[Charts and diagrams as code]
═══

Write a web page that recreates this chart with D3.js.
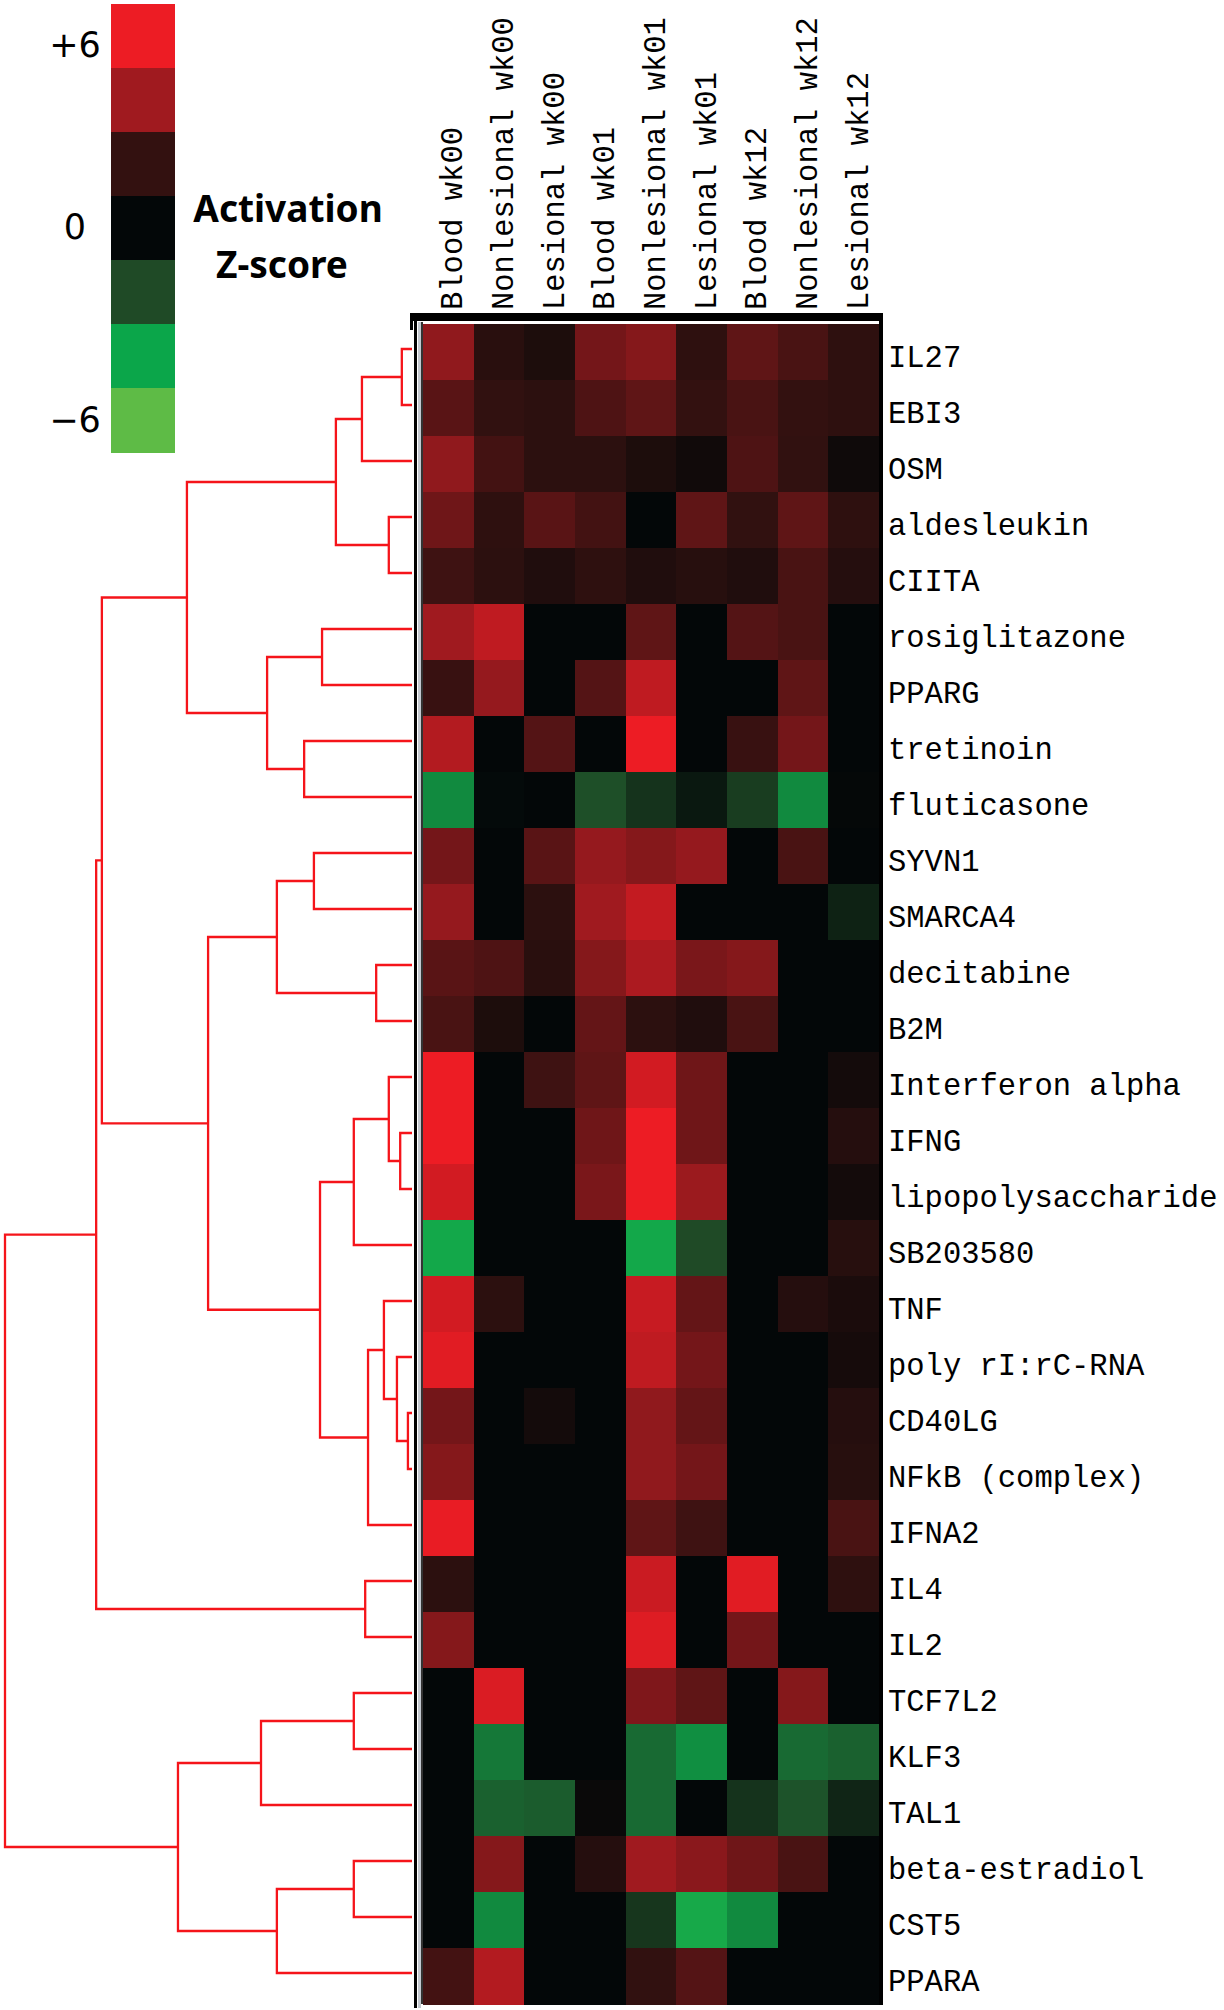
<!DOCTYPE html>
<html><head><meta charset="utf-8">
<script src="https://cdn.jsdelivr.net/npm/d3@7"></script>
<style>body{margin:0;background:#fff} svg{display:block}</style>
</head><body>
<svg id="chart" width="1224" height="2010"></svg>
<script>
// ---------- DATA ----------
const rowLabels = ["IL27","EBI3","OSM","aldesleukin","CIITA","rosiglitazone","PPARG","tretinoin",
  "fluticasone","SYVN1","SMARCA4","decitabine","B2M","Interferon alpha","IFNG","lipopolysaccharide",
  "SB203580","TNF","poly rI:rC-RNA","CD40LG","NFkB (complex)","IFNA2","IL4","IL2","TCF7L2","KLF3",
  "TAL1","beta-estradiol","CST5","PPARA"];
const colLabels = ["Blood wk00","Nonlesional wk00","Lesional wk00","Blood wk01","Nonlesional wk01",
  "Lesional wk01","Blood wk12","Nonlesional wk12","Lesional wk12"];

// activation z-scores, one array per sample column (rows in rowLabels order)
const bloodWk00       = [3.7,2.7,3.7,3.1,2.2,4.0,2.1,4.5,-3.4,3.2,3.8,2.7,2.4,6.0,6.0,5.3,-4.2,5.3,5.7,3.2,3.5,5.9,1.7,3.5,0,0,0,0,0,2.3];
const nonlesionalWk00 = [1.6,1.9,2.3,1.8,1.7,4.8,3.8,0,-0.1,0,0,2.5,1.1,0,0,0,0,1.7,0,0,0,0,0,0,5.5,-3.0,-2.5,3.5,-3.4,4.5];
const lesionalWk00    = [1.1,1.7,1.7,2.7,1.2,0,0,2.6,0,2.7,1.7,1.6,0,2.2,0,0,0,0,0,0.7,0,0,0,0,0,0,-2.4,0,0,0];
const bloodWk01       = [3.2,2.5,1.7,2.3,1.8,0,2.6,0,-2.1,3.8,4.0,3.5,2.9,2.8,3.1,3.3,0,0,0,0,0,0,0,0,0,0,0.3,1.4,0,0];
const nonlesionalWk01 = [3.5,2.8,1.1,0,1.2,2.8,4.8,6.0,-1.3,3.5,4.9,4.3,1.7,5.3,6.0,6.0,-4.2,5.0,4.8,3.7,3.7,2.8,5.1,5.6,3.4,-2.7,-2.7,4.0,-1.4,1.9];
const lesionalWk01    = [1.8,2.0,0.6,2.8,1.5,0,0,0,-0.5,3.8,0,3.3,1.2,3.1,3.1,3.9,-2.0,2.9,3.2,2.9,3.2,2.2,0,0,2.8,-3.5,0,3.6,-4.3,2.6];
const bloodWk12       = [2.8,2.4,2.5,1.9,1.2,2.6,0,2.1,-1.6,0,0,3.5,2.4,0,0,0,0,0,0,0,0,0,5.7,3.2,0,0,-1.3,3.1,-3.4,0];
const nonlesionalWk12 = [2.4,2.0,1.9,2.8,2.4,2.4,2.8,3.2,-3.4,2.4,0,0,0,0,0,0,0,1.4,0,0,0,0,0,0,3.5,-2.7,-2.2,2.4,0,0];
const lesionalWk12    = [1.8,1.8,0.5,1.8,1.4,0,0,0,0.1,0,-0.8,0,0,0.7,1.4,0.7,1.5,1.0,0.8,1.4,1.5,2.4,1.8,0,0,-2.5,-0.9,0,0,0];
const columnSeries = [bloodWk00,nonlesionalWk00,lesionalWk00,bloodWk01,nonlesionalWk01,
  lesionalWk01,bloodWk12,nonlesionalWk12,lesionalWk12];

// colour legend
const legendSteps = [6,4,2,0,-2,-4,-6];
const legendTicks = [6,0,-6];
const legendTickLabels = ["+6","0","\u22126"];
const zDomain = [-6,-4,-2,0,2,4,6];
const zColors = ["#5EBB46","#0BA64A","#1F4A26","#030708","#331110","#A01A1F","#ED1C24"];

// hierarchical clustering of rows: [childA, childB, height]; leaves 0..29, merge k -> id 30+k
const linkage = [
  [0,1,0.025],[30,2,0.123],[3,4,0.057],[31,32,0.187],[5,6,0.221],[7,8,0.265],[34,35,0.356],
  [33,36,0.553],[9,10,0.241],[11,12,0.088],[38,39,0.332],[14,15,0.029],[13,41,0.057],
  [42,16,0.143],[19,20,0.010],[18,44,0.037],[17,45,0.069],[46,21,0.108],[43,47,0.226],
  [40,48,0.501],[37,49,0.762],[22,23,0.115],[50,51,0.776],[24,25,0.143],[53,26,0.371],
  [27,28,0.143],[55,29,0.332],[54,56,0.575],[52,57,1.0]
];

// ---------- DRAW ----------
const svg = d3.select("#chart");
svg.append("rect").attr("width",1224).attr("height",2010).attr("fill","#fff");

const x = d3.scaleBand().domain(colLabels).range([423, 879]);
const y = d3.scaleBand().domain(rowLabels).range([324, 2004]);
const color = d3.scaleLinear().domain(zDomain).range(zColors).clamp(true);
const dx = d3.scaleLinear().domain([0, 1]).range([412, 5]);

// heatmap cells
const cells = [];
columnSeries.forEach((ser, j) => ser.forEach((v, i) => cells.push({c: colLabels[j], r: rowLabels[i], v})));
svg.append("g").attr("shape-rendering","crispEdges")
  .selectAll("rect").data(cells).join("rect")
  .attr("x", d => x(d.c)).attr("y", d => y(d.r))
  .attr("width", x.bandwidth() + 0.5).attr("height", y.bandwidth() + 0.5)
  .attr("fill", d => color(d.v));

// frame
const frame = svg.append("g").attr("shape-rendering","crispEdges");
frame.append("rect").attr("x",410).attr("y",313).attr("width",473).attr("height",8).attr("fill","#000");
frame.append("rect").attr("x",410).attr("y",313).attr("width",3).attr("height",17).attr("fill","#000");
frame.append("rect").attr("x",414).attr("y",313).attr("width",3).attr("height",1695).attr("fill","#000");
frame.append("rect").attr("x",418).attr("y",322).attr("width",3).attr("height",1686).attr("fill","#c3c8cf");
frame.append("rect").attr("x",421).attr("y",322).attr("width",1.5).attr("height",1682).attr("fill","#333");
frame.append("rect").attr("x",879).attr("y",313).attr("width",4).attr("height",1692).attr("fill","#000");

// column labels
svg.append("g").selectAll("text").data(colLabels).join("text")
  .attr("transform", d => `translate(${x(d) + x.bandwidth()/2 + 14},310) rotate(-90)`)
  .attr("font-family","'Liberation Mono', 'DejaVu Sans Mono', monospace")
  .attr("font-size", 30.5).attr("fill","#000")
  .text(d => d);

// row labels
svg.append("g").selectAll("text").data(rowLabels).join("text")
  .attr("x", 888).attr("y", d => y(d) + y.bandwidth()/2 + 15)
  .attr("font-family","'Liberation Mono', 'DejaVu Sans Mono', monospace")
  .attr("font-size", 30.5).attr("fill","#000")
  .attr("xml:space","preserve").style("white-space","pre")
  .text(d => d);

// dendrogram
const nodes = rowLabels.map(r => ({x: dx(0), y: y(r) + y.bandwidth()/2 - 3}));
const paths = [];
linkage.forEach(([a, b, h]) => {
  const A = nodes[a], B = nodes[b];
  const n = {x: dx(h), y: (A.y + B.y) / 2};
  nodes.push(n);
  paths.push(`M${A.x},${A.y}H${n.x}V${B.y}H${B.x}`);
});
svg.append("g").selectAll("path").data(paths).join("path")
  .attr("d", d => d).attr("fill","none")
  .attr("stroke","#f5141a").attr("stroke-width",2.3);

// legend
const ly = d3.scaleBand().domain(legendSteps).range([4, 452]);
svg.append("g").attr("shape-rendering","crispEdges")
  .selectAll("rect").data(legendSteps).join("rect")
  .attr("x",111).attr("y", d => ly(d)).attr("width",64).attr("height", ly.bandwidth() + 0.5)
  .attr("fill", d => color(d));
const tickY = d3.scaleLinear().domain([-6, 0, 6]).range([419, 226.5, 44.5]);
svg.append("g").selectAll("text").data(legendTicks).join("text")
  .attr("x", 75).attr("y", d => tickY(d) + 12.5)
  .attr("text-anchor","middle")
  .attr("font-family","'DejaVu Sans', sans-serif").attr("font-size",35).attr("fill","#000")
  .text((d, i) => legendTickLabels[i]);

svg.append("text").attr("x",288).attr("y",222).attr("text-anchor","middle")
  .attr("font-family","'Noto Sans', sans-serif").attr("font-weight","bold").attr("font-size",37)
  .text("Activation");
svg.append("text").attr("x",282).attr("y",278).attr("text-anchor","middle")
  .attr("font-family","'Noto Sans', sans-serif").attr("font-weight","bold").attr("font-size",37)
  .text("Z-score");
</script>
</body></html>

═══

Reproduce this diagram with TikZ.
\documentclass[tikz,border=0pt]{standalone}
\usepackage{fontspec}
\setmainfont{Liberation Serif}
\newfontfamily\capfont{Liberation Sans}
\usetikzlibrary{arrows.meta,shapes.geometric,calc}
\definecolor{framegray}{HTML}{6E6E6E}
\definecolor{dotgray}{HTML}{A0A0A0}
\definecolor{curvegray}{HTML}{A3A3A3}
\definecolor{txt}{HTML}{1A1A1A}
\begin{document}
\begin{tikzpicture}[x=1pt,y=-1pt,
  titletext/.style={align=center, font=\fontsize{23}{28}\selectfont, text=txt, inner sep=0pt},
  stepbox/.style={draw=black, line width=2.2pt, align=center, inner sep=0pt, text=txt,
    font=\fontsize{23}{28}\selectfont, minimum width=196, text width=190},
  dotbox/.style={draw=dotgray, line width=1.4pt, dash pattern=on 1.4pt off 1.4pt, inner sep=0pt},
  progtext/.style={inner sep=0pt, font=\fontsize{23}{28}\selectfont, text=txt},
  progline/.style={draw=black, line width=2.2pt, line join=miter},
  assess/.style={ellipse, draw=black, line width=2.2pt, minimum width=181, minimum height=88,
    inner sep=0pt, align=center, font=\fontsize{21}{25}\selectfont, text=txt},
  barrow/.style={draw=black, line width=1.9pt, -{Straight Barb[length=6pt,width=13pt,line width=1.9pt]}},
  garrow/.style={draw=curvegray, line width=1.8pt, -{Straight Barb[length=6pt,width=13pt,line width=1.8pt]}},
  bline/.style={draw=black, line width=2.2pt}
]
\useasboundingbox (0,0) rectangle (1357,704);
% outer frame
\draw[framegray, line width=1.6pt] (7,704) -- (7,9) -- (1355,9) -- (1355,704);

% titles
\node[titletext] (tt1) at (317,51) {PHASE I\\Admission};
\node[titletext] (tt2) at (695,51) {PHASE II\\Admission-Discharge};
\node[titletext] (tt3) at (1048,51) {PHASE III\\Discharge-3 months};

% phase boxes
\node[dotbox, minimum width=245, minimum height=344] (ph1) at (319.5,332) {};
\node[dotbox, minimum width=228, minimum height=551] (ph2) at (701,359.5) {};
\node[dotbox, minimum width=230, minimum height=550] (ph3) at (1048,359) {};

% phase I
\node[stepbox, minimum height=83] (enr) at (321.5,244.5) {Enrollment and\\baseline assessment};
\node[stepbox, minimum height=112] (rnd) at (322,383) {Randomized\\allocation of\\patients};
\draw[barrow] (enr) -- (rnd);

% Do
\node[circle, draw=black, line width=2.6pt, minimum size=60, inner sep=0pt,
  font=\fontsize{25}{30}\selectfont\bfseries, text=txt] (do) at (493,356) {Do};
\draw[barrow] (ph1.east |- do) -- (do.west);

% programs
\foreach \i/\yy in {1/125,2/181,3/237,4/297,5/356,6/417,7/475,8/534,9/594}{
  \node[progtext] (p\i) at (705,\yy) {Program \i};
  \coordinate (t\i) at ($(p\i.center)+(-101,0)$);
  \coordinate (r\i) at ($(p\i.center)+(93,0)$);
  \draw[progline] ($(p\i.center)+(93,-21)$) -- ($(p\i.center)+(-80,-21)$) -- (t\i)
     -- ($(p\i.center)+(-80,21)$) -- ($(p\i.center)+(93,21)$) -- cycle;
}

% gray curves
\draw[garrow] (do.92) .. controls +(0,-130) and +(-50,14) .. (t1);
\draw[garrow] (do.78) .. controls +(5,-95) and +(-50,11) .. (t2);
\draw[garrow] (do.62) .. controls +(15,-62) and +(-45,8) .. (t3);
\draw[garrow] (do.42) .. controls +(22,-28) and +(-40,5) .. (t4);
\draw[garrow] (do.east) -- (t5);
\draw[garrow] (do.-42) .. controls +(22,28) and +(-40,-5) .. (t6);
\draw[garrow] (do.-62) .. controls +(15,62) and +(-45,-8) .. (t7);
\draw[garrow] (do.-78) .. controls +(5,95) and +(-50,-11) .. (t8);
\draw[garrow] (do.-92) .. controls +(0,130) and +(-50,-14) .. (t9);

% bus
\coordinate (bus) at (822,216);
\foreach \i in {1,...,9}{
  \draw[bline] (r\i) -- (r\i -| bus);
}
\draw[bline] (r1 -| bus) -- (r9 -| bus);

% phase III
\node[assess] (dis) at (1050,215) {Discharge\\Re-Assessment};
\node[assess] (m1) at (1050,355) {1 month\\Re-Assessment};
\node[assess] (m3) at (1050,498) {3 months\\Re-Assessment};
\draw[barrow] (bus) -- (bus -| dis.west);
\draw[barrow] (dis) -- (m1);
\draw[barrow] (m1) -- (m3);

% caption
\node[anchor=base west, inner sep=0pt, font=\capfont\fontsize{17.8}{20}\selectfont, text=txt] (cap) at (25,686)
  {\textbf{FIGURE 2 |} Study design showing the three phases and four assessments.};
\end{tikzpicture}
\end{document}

═══

Stated task:
Show every line in the records above that contains the word "with".

Exercise output:
Write a web page that recreates this chart with D3.js.
Reproduce this diagram with TikZ.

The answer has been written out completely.